Yeah, Green Lantern was a waste of time. Do not recommend. Thor is good, though. Not great, but workmanlike and serviceable. I'd rank it up there with First Class.

See, my thought was that the decision to include "lamer" mutants in First Class was a mercenary tactic to not grab attention away from The Xavier/Magneto Show - almost like they were tacked-on as a glorified plot device. That's lazy and incompetent storytelling. If you don't trust your main characters to hold up a storyline, then either write better characters or get better beta readers. As it stands, they would've held up fine even with series hero Wolverine brooding in the background.

Aside from the excruciating failure re: side characters, I liked First Class.
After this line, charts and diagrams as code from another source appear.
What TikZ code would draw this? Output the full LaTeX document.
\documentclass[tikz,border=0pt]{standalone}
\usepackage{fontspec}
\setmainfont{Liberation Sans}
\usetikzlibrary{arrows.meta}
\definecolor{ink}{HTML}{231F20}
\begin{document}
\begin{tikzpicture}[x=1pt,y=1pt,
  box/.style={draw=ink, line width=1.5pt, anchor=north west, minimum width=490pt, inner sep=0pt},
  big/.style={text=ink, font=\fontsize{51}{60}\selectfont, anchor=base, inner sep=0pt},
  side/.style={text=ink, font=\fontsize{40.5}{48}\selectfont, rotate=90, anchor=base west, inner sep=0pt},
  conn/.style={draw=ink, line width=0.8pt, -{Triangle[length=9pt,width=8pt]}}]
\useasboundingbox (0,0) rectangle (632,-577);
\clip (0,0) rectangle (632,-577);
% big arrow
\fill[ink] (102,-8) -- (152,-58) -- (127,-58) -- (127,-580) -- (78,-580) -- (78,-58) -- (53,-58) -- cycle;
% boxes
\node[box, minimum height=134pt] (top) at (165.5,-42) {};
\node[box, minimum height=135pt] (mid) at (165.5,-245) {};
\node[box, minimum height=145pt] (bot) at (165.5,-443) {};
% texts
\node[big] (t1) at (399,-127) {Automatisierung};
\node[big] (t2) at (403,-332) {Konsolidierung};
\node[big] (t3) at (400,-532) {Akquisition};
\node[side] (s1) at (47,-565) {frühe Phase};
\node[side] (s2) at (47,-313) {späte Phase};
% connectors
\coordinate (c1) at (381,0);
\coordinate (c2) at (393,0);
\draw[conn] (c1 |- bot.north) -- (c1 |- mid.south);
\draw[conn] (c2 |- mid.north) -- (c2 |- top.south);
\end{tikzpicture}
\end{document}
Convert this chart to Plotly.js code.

Mainly because the writing is otherwise good (even very clever in some places) and the color palette is visually pleasing, but also because Rose Byrne makes any movie better. And she walks around in lingerie here!

joe said...

I think they're trying to make all these movies fit within the same continuity. So I guess they couldn't have any of the other X-men because, other than Beast and Wolverine, they're all too young when they're shown in the later movies. Now they can do a connecting prequal that shows how Banshee and the old generation mutants die out, they find a baby Cyclops and Storm, and maybe how Xavier pulls all his hair out from the stress.

It did have a pleasant color palatte. I noticed it but forgot to mention that in my review.

Unknown said...

The consensus I've seen is that it's (mostly) canonically in line with the two Bryan Singer X-men films, but retcons out of existence "The Last Stand" and "Origins".

Rachel said...

here is my ranking
1. xmen first class, fun to watch if nothing else
2. Thor, pretty guys to watch if nothing else
3. Green Lantern...blake lively sucks

joe said...

I'm not sure if you'll see this because your comment was years ago, but Blake Lively was good in The Town. Does she really ruin the Green Lantern movie? Is it possible for a supporting actress to ruin a good movie? I had thought it would be bad just based on its comic book and cheesy space hero themes.